How to Identify Conjugate Pairs
- Look for two species that differ by one \( \mathrm{H^+} \).
- Check whether one species can be converted into the other by gaining or losing a proton.
- One member of the pair must act as an acid and the other as its corresponding base.
General Reaction
\( \mathrm{HA + B \rightleftharpoons A^- + HB^+} \)
Conjugate pairs are:
\( \mathrm{HA / A^-} \) and \( \mathrm{B / HB^+} \)
Example 1
\( \mathrm{HCl + H_2O \rightarrow H_3O^+ + Cl^-} \)
- \( \mathrm{HCl} \) → \( \mathrm{Cl^-} \) (loss of \( \mathrm{H^+} \)) → conjugate pair.
- \( \mathrm{H_2O} \) → \( \mathrm{H_3O^+} \) (gain of \( \mathrm{H^+} \)) → conjugate pair.
Conjugate pairs:
- \( \mathrm{HCl / Cl^-} \)
- \( \mathrm{H_2O / H_3O^+} \)
Example 2
\( \mathrm{NH_3 + H_2O \rightleftharpoons NH_4^+ + OH^-} \)
- \( \mathrm{NH_3} \) → \( \mathrm{NH_4^+} \) → conjugate pair.
- \( \mathrm{H_2O} \) → \( \mathrm{OH^-} \) → conjugate pair.
Conjugate pairs:
- \( \mathrm{NH_3 / NH_4^+} \)
- \( \mathrm{H_2O / OH^-} \)
Important Points
- Conjugate acid–base pairs always differ by exactly one proton.
- They are not just any reactant and product pair.

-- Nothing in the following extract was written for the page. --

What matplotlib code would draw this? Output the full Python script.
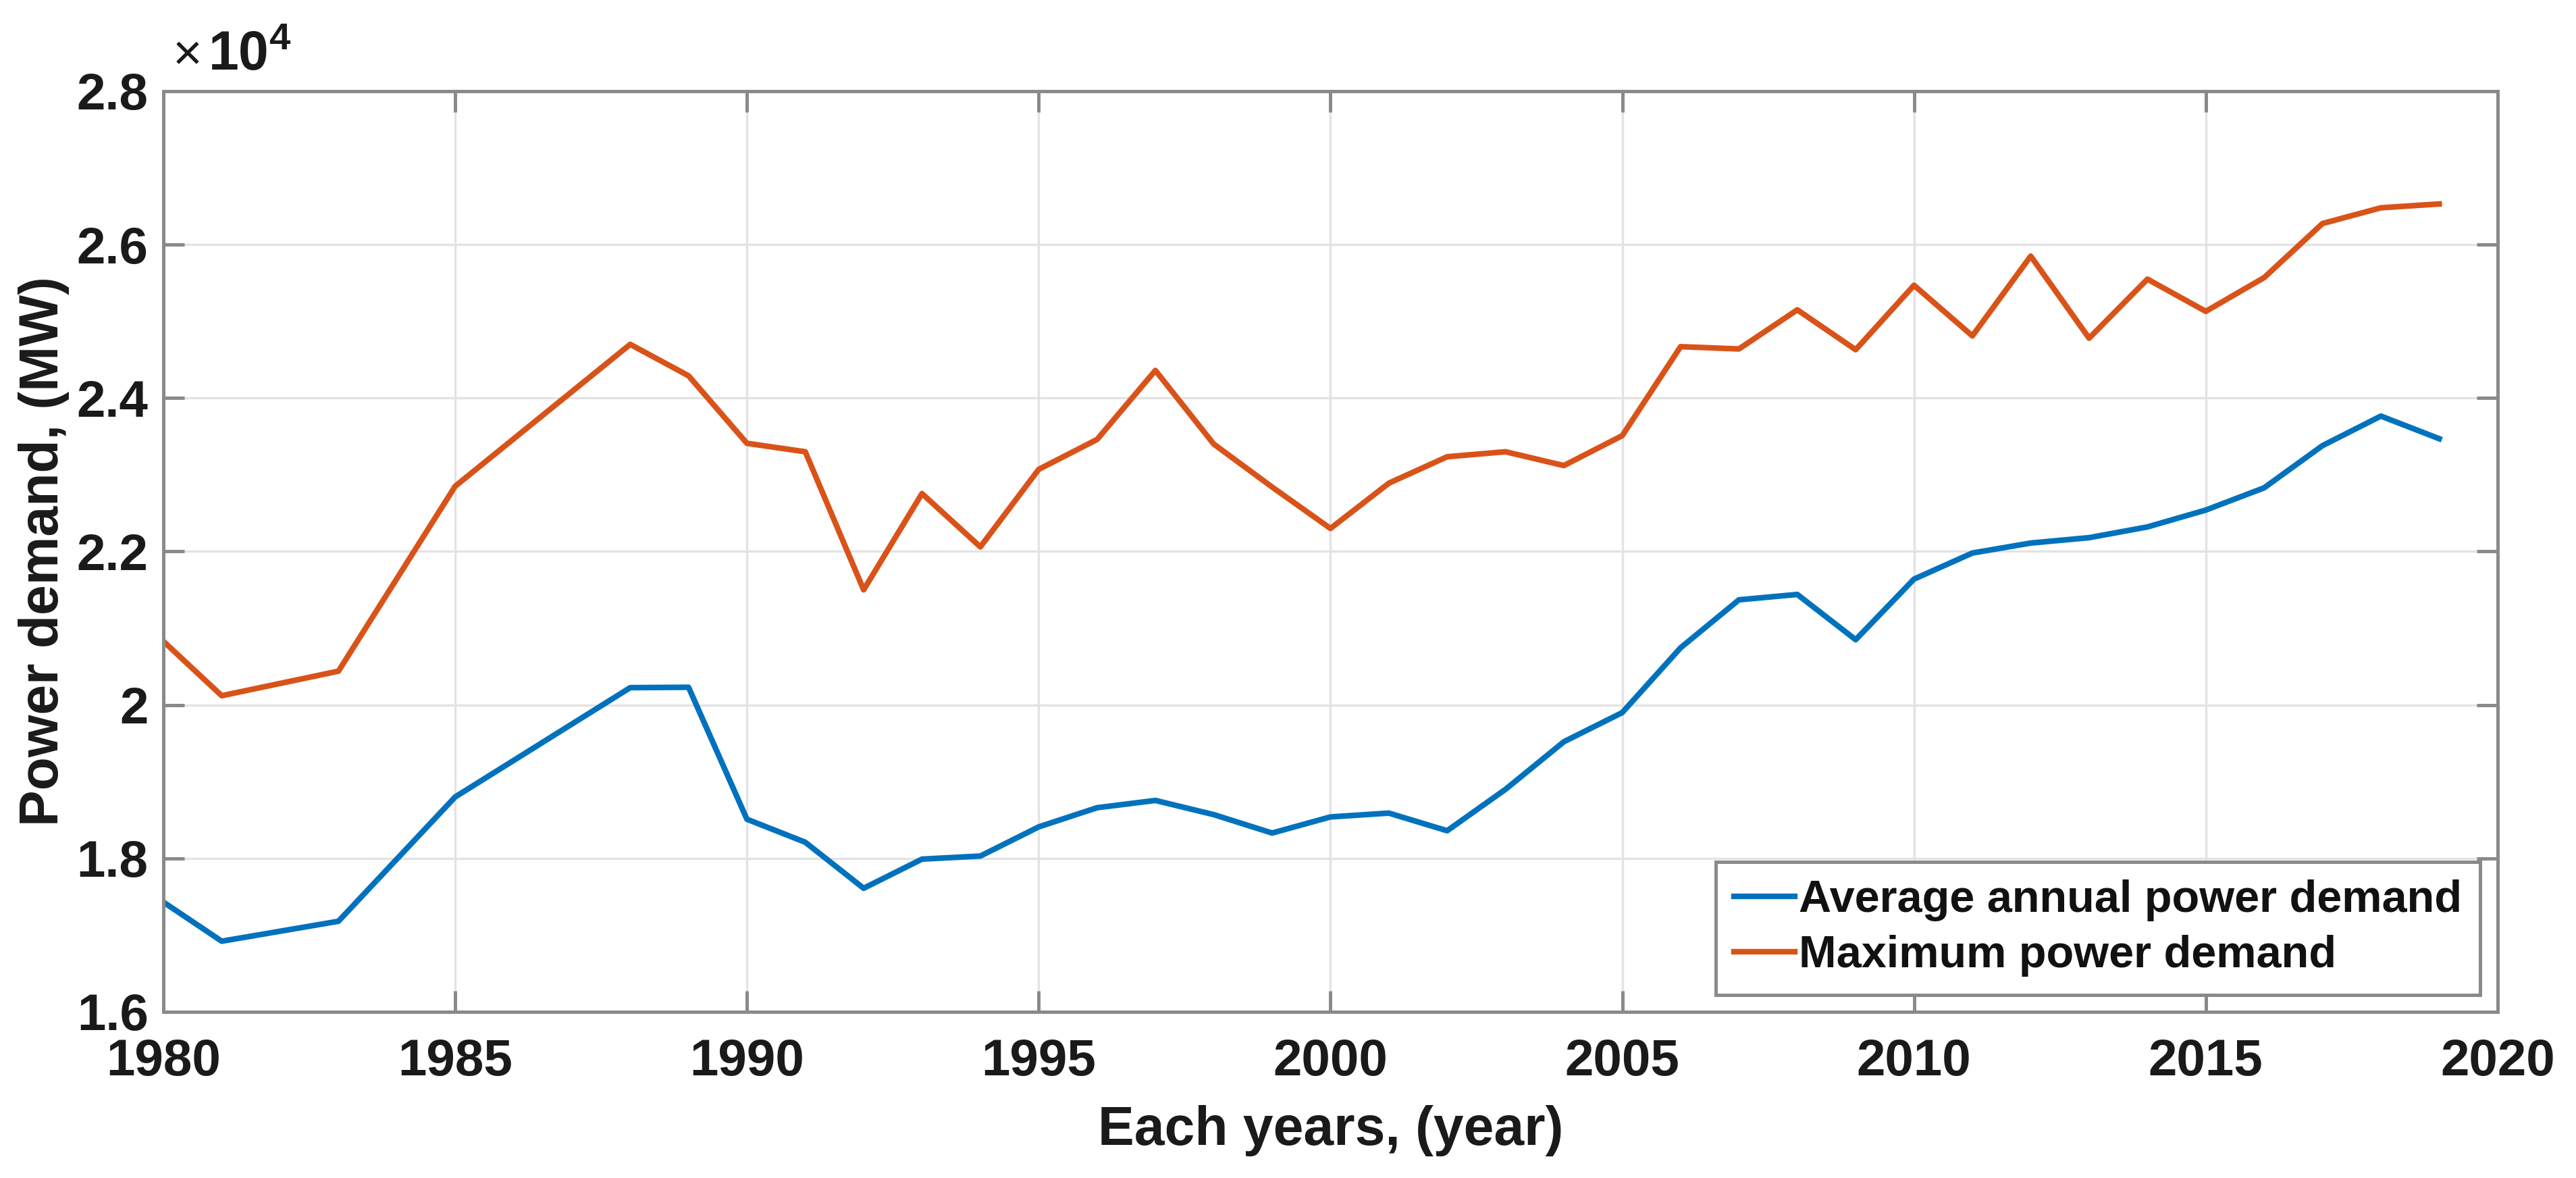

- Charges usually differ by 1 because of proton transfer.
- A species can act as an acid in one reaction and as a base in another.
Key Features
- Acid → conjugate base after losing \( \mathrm{H^+} \).
- Base → conjugate acid after gaining \( \mathrm{H^+} \).
- Pairs differ by one proton only.
- Acid–base reactions always contain two conjugate pairs.
Example 1:
Identify the conjugate acid–base pairs in the reaction:
\( \mathrm{HNO_2 + H_2O \rightleftharpoons H_3O^+ + NO_2^-} \)
▶️ Answer/Explanation
\( \mathrm{HNO_2} \) donates a proton to form \( \mathrm{NO_2^-} \), so one conjugate pair is \( \mathrm{HNO_2 / NO_2^-} \).
\( \mathrm{H_2O} \) accepts a proton to form \( \mathrm{H_3O^+} \), so the second conjugate pair is \( \mathrm{H_2O / H_3O^+} \).
Example 2:
In the reaction
\( \mathrm{HSO_4^- + NH_3 \rightleftharpoons SO_4^{2-} + NH_4^+} \)
identify the Brønsted–Lowry conjugate acid–base pairs.
▶️ Answer/Explanation
\( \mathrm{HSO_4^-} \) loses a proton to form \( \mathrm{SO_4^{2-}} \), so one conjugate pair is \( \mathrm{HSO_4^- / SO_4^{2-}} \).
\( \mathrm{NH_3} \) gains a proton to form \( \mathrm{NH_4^+} \), so the second conjugate pair is \( \mathrm{NH_3 / NH_4^+} \).